Si le vote de chaque pays a été rendu public par la FIFA, une polémique a enflé durant la phase d’inspection des candidatures. La mise en place par la Fédération internationale d’une « task force » d’évaluation, composée notamment de dignitaires de son administration, a été perçue comme une manœuvre de M. Infantino pour saborder la candidature du Maroc.
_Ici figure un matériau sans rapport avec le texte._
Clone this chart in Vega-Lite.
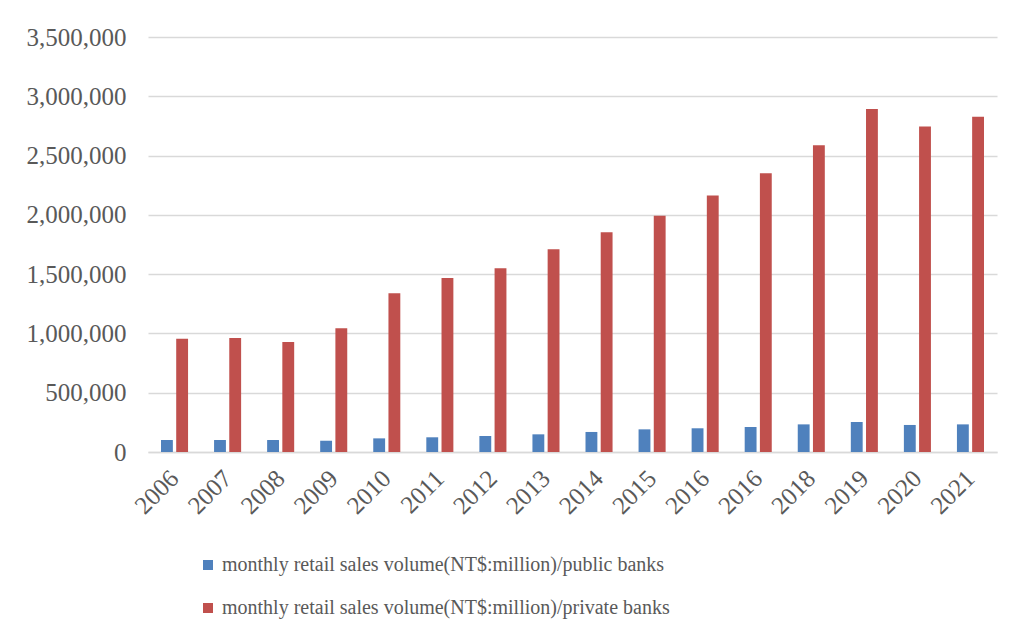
{
  "$schema": "https://vega.github.io/schema/vega-lite/v6.json",
  "width": 849,
  "height": 415,
  "autosize": {"type": "none"},
  "padding": {"left": 148, "top": 37, "right": 19, "bottom": 187},
  "background": "white",
  "data": {
    "values": [
      {"year": "2006", "bank": "monthly retail sales volume(NT$:million)/public banks", "value": 101000},
      {"year": "2006", "bank": "monthly retail sales volume(NT$:million)/private banks", "value": 955000},
      {"year": "2007", "bank": "monthly retail sales volume(NT$:million)/public banks", "value": 101000},
      {"year": "2007", "bank": "monthly retail sales volume(NT$:million)/private banks", "value": 962000},
      {"year": "2008", "bank": "monthly retail sales volume(NT$:million)/public banks", "value": 101000},
      {"year": "2008", "bank": "monthly retail sales volume(NT$:million)/private banks", "value": 927000},
      {"year": "2009", "bank": "monthly retail sales volume(NT$:million)/public banks", "value": 95000},
      {"year": "2009", "bank": "monthly retail sales volume(NT$:million)/private banks", "value": 1043000},
      {"year": "2010", "bank": "monthly retail sales volume(NT$:million)/public banks", "value": 115000},
      {"year": "2010", "bank": "monthly retail sales volume(NT$:million)/private banks", "value": 1338000},
      {"year": "2011", "bank": "monthly retail sales volume(NT$:million)/public banks", "value": 124000},
      {"year": "2011", "bank": "monthly retail sales volume(NT$:million)/private banks", "value": 1467000},
      {"year": "2012", "bank": "monthly retail sales volume(NT$:million)/public banks", "value": 135000},
      {"year": "2012", "bank": "monthly retail sales volume(NT$:million)/private banks", "value": 1549000},
      {"year": "2013", "bank": "monthly retail sales volume(NT$:million)/public banks", "value": 149000},
      {"year": "2013", "bank": "monthly retail sales volume(NT$:million)/private banks", "value": 1710000},
      {"year": "2014", "bank": "monthly retail sales volume(NT$:million)/public banks", "value": 169000},
      {"year": "2014", "bank": "monthly retail sales volume(NT$:million)/private banks", "value": 1853000},
      {"year": "2015", "bank": "monthly retail sales volume(NT$:million)/public banks", "value": 191000},
      {"year": "2015", "bank": "monthly retail sales volume(NT$:million)/private banks", "value": 1993000},
      {"year": "2016", "bank": "monthly retail sales volume(NT$:million)/public banks", "value": 200000},
      {"year": "2016", "bank": "monthly retail sales volume(NT$:million)/private banks", "value": 2164000},
      {"year": "2016b", "bank": "monthly retail sales volume(NT$:million)/public banks", "value": 211000},
      {"year": "2016b", "bank": "monthly retail sales volume(NT$:million)/private banks", "value": 2350000},
      {"year": "2018", "bank": "monthly retail sales volume(NT$:million)/public banks", "value": 233000},
      {"year": "2018", "bank": "monthly retail sales volume(NT$:million)/private banks", "value": 2586000},
      {"year": "2019", "bank": "monthly retail sales volume(NT$:million)/public banks", "value": 253000},
      {"year": "2019", "bank": "monthly retail sales volume(NT$:million)/private banks", "value": 2892000},
      {"year": "2020", "bank": "monthly retail sales volume(NT$:million)/public banks", "value": 228000},
      {"year": "2020", "bank": "monthly retail sales volume(NT$:million)/private banks", "value": 2746000},
      {"year": "2021", "bank": "monthly retail sales volume(NT$:million)/public banks", "value": 233000},
      {"year": "2021", "bank": "monthly retail sales volume(NT$:million)/private banks", "value": 2827000}
    ]
  },
  "mark": {"type": "bar"},
  "encoding": {
    "x": {
      "field": "year",
      "type": "nominal",
      "sort": null,
      "scale": {"paddingInner": 0.49, "paddingOuter": 0.245},
      "axis": {
        "title": null,
        "labelAngle": -45,
        "labelAlign": "right",
        "labelBaseline": "middle",
        "labelExpr": "replace(datum.label, 'b', '')",
        "labelFont": "Liberation Serif",
        "labelFontSize": 25,
        "labelColor": "#595959",
        "labelPadding": 22,
        "ticks": false,
        "domain": true,
        "domainColor": "#d9d9d9",
        "domainWidth": 1.5,
        "grid": false
      }
    },
    "xOffset": {
      "field": "bank",
      "type": "nominal",
      "scale": {
        "domain": ["monthly retail sales volume(NT$:million)/public banks", "monthly retail sales volume(NT$:million)/private banks"],
        "paddingInner": 0.22,
        "paddingOuter": 0
      }
    },
    "y": {
      "field": "value",
      "type": "quantitative",
      "scale": {"domain": [0, 3500000], "nice": false},
      "axis": {
        "title": null,
        "values": [0, 500000, 1000000, 1500000, 2000000, 2500000, 3000000, 3500000],
        "format": ",.0f",
        "labelFont": "Liberation Serif",
        "labelFontSize": 25,
        "labelColor": "#595959",
        "labelPadding": 22,
        "ticks": false,
        "domain": false,
        "grid": true,
        "gridColor": "#d9d9d9",
        "gridWidth": 1.5
      }
    },
    "color": {
      "field": "bank",
      "type": "nominal",
      "scale": {
        "domain": ["monthly retail sales volume(NT$:million)/public banks", "monthly retail sales volume(NT$:million)/private banks"],
        "range": ["#4F81BD", "#C0504D"]
      },
      "legend": {
        "title": null,
        "orient": "none",
        "legendX": 50,
        "legendY": 518,
        "direction": "vertical",
        "symbolType": "square",
        "symbolSize": 100,
        "symbolStrokeWidth": 0,
        "labelFont": "Liberation Serif",
        "labelFontSize": 20,
        "labelColor": "#595959",
        "labelOffset": 4,
        "labelLimit": 0,
        "rowPadding": 23
      }
    }
  },
  "config": {
    "view": {"stroke": null}
  }
}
Ladite task force n’a pourtant pas écarté la candidature du royaume avant le congrès, lui attribuant une note (2,7/5) certes moins élevée que celle, flatteuse (4/5), du trio nord-américain.

Derrière son pupitre, le président de la FIFA n’a pas masqué sa satisfaction en présentant les bons résultats financiers de l’institution, « malgré la crise historique » qui l’a frappée en 2015. Des revenus records de 6,1 milliards de dollars sont ainsi attendus par le dirigeant pour le cycle qui se refermera à la fin de 2018. « Les chiffres parlent d’eux-mêmes et le futur s’annonce encore meilleur », a jubilé M. Infantino, qui entend distribuer, les quatre prochaines années (2019-2023), 1,2 milliard de dollars de fonds de développement aux fédérations nationales.

Le dirigeant a profité de cette aubaine pour annoncer qu’il briguerait un deuxième mandat, le 5 juin 2019, au congrès de Paris. « Je pense au regard des enfants du Rwanda, de Haïti, de la Birmanie, qui brille quand on leur donne un ballon », s’est-il justifié. Un discours que n’aurait pas renié son prédécesseur (1998-2015) Sepp Blatter, suspendu six ans et jadis désireux d’obtenir le prix Nobel de la paix.